Famiglia

Cittadinanza ai minori rom abbandonati: Sant’Egidio risponde a Maroni

"Pochissimi nella situazione descritta. Le famiglie hanno paura dei servizi sociali"

di Benedetta Verrini

L’idea di dare la cittadinanza italiana ai minori rom senza genitori? “Può essere letto come un segno d’interesse e di preoccupazione del ministro Maroni. Una cosa senz’altro positiva, anche se i bambini rom nati in Italia e abbandonati dai genitori sono numericamente davvero pochissimi”, commenta Paolo Ciani, responsabile dei servizi con i rom e i sinti della Comunità di Sant’Egidio.
Ciani, interpellato da Vita sulla proposta di cittadinanza lanciata ieri da Maroni (proposta che potrebbe ben presto prendere corpo sul tavolo del Consiglio dei Ministri), ricorda che la misura potrebbe riguardare in particolare i bambini nati in Italia da genitori della ex Jugoslavia che, “ora dissolta in tanti Stati, ha lasciato in un limbo giuridico tanti minori nati dopo la guerra e cresciuti all’estero, che ora si trovano a essere apolidi”.

Da tempo, peraltro, Sant’Egidio propone di riconoscere la cittadinanza a tutti i bambini nati o giunti piccolissimi in Italia e figli di cittadini stranieri, giungendo a un cambiamento di ottica dallo “jus sanguinis” allo “jus soli”.

 

Ma questo è tutto un altro orizzonte rispetto alle parole di Maroni, che ha parlato di minori che nei campi nomadi si trovano a vivere in condizioni inimmaginabili e a rischio di finire nel mercato del traffico d’organi. Possibile?

“Rispetto al traffico d’organi non abbiamo davvero mai avuto alcuna notizia”, dichiara Ciani. “Sulla situazione dei campi, confermo che in alcuni le condizioni di vita sono davvero estreme, ma questo è tanto più grave se pensiamo che si tratta di campi autorizzati. Le amministrazioni, con la scusa che si trattava di soluzioni temporanee o d’emergenza, hanno lasciato che almeno due generazioni di rom dell’ex Jugoslavia vivessero dentro a delle discariche. E’ chiaro che un bambino cresciuto in simili condizioni porterà su di sé delle conseguenze umane e sociali”.
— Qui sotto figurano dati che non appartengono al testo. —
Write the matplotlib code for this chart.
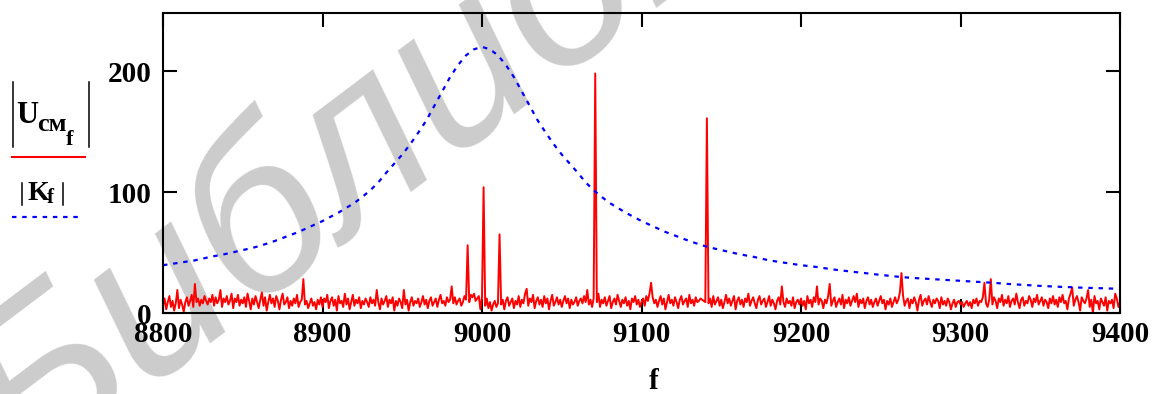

Ma come leggere le parole del ministro circa l’ “abbandono” da parte dei genitori? E’ noto, infatti, che il sistema familiare rom è molto allargato ed è difficile stabilire, con criteri tradizionali, l’effettiva stabilità familiare di un bambino. “Nella mia esperienza posso dire che il rapporto delle famiglie rom con i Tribunali dei minori e i servizi sociali non funziona”, dice Ciani. “I rom ne hanno paura, temono che vogliano portar via loro i figli invece che intervenire per aiutarli. I servizi sociali, dal canto loro, sono sotto organico e faticano a seguire situazioni così complesse, faticose e culturalmente lontane dai nostri standard. Il risultato è che noi stessi a Roma abbiamo assistito ad azioni severissime nei confronti di famiglie deboli e a un grave, colpevole lassismo verso famiglie che potevano davvero creare problemi. Ho segnalato anche al Tribunale dei minori di Roma il fatto che c’è stata un’ondata di severità estrema verso i romeni, con i vigili urbani che strappavano i bambini dalle braccia delle madri che mendicavano o vendevano rose, mentre contemporaneamente le forze dell’ordine riaccompagnavano ai campi degli infraquattordicenni trovati a rubare nelle case. Questo, certamente, è un corto-circuito che crea gravi conseguenze e penalizza criminalizzando chi dovrebbe essere aiutato”.